The Good Wife: Alicia Florrick
The Good Wife tells the story of Alicia Florrick, a former law-student, who has played the role of mother, housewife as well as caring and loyal spouse of Chicago state attorney Peter Florrick. But when she, along with the whole world, suddenly finds out that her husband has to go to jail for many years (he embezzled public money and had countless affairs with prostitutes), Alicia Florrick files for divorce. After 13 years of living the existence of a housewife, she returns to her profession as lawyer. The former „Good Wife“ gradually transforms into a tough business lady, who proves her strength of character and her resilience on more than one occasion.
Suits: Jessica Pearson
Ok, so Suits definitely packs its doseof testosterone with Harvey Specter and Mike Ross. That said, my clear favorite is female, afro-american, and the definition of a girl-boss in her role as head of a law firm. Who I‘m talking about? Jessica Pearson, of course. Pearson, who aces the business-chic and poker-face combo, also convinces with her emotional, empathetic side. It really doesn‘t come as much of a surprise that, just recently, the production of a Suits spin-off has been announced. You can probably guess who will take the lead there…

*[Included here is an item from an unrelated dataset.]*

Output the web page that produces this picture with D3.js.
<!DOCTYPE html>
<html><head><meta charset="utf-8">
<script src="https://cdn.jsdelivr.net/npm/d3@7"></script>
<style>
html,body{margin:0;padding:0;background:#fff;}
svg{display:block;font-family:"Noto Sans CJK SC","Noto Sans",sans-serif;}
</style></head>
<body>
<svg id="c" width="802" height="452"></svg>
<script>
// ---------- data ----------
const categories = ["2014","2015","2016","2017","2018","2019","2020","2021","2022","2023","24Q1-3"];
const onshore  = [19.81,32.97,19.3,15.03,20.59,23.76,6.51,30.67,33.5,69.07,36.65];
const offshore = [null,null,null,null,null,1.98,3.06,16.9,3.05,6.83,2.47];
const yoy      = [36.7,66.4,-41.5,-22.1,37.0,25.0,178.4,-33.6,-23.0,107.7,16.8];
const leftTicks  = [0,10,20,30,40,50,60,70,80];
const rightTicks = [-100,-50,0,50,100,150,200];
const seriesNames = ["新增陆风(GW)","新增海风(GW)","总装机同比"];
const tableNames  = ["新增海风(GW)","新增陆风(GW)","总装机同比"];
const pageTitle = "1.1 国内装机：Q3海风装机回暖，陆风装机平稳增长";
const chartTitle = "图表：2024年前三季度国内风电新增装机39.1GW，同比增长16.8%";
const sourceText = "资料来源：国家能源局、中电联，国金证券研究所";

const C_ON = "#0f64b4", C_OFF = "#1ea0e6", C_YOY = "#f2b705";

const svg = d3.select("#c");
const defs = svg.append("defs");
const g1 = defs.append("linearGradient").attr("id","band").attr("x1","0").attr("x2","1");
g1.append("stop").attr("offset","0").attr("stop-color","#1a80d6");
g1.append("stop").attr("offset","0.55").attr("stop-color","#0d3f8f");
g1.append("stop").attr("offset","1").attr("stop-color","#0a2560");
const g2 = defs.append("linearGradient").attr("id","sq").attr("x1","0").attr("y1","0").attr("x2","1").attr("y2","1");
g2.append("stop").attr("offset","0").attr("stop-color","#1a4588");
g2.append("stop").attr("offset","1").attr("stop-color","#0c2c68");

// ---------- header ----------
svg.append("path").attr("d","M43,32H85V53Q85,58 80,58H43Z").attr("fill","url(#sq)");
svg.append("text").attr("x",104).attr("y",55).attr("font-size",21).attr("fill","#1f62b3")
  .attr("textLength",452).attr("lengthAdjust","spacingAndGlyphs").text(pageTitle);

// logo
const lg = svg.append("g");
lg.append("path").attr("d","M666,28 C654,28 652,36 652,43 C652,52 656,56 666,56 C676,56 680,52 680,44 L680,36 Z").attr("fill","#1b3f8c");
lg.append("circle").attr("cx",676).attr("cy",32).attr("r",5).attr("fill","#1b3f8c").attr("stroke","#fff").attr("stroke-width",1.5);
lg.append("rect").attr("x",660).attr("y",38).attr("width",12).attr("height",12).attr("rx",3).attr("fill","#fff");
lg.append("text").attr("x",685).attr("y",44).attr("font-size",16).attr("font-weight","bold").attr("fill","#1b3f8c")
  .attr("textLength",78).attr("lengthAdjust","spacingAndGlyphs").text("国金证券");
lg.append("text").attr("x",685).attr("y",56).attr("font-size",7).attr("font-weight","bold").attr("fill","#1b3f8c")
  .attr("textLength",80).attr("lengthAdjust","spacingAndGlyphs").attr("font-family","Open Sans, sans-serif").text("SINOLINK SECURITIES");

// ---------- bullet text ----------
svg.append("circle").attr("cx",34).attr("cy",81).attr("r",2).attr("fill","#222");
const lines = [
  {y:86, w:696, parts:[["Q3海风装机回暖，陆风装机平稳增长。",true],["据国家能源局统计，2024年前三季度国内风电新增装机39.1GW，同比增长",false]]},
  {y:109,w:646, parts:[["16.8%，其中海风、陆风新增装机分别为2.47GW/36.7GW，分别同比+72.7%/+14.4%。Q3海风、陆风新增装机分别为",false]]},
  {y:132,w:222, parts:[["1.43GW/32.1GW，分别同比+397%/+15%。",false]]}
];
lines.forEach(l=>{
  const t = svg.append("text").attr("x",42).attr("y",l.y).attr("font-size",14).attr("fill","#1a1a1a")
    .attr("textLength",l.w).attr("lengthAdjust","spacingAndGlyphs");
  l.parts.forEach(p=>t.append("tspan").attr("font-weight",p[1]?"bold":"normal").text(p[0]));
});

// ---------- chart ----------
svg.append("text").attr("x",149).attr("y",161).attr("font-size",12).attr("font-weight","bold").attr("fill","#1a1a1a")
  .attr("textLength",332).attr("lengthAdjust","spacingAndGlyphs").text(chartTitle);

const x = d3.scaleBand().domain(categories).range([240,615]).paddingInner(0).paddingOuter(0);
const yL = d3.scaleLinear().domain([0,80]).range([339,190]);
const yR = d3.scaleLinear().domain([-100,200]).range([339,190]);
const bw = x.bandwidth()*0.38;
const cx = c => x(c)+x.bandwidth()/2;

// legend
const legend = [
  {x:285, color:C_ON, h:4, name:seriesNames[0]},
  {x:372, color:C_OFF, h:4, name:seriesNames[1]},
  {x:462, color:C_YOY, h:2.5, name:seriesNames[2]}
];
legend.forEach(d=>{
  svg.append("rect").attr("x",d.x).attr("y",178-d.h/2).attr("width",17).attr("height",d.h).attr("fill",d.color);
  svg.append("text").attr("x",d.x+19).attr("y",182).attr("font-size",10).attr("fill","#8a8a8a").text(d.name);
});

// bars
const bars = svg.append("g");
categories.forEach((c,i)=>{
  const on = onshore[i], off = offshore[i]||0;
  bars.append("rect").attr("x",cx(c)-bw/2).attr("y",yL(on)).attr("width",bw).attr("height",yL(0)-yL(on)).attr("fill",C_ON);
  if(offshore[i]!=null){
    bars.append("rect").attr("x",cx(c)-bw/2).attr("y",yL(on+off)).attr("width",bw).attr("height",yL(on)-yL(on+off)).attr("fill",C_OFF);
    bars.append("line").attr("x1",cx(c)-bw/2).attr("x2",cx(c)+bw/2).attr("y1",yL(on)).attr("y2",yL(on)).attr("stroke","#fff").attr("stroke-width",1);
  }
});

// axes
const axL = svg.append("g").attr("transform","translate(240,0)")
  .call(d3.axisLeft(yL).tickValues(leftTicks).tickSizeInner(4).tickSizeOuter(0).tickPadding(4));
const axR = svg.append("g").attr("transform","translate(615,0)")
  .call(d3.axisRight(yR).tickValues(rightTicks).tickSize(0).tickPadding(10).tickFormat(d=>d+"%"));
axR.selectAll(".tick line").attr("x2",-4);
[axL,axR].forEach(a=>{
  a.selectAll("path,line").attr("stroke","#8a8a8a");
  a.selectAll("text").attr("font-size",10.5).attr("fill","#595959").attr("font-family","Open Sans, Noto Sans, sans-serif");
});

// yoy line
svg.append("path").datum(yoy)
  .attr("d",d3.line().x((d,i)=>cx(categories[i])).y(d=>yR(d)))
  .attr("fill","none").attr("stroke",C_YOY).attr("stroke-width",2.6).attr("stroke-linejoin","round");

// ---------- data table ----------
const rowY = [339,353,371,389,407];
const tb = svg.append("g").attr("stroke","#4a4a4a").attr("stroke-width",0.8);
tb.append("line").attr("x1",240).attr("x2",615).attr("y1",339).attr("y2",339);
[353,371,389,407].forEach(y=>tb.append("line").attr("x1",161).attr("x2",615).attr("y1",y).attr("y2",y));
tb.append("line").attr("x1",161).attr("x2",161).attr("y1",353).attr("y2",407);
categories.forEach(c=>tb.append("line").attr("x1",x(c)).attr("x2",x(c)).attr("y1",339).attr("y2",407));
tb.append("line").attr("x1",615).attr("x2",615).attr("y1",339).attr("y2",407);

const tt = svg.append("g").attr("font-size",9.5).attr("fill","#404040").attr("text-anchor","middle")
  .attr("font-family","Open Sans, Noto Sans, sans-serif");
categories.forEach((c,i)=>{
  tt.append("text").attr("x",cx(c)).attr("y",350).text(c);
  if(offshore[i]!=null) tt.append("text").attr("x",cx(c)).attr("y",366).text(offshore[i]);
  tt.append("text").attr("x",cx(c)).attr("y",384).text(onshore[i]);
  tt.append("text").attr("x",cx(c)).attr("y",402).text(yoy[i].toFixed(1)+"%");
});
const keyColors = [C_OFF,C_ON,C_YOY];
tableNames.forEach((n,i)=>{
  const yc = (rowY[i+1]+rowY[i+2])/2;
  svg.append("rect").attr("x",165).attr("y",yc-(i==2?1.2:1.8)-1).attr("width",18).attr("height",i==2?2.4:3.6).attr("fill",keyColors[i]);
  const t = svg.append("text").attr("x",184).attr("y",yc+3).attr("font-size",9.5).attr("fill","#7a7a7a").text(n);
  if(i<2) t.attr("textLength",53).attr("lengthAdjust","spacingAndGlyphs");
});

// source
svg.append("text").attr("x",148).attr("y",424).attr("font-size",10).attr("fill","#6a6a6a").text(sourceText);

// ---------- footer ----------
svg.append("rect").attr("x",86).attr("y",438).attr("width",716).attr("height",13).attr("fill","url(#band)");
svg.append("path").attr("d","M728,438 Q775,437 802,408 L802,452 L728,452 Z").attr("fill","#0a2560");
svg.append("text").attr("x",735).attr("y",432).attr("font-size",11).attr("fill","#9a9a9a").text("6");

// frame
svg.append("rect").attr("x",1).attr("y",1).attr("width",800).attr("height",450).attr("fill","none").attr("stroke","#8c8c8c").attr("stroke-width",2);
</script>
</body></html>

How to get away with Murder: Annalise Keating
The mysterious law professor Annalise Keating teaches legal practice. Or, as she calls it: How to get away with Murder. In her role as lecturer and defence lawyer, Annalise Keatings direct, resilient and persistent attitude, mixed with her charisma, is kind of her personal superpower. She exerts her spell not only on her co-stars, but also on us, the audience, to the point that I find myself wanting to know more and more about her line of work.
Orange is the New Black
Orange is the new Black started out as a comedy series, but the tone gets darker and rougher with every season. Comedy has given way to social criticism, told through the stories of the inmates of Litchfield women‘s prison. Apart from the personal, very individual stories each of the women tell, the show touches on a range of wider socio-political aspects: the questionable conditions of the US penal system (violence, sorruption, lack of monetary resources), the treatment of minorities, LGBTQ-rights, and discrimination as a structural problem. Thus, Orange is the new Black tackles a multitude of problems, and voices them through a host a strong, female characters.
Gilmore Girls: Lorelai Gilmore
After this broad selection of courtroom dramas and political thrillers, as well as a little excursion into the world of comedy, it‘s time for a more light-hearted note. One character, especially, can‘t be missing in a list like this: Lorelai Gilmore. Many of you, like myself, grew up with the Gilmore Girls, and some of you may have wondered how Lorelai does what she does. She‘s a role model of positivity and good energy, professionally successful and a single mother since she was 16. A strong woman and (fictitious) role model, if I‘ve ever seen one, and an image of female empowerment we should see more of, in my humble opinion!
Grace & Frankie
Talking about comedy and strong women, there‘s no way around the popular Netflix series Grace and Frankie. Starring Jane Fonda and Lily Tomlin, the two acting-legends play women who were left by their husbands after 40 years of marriage. It turned out that their husbands were partners not only in business but also in bed. With the rug pulled from under her, snobbish Grace moves in with hippie-esque Frankie, and thus the most unusual flat-share in TV history is created (with the exception of Friends, maybe). The women support each other in their grief. The show breaks the taboo of talking about homosexuality among the elderly population, and conveys the message that it‘s never too late for a fresh start. It‘s a family show of a very different kind.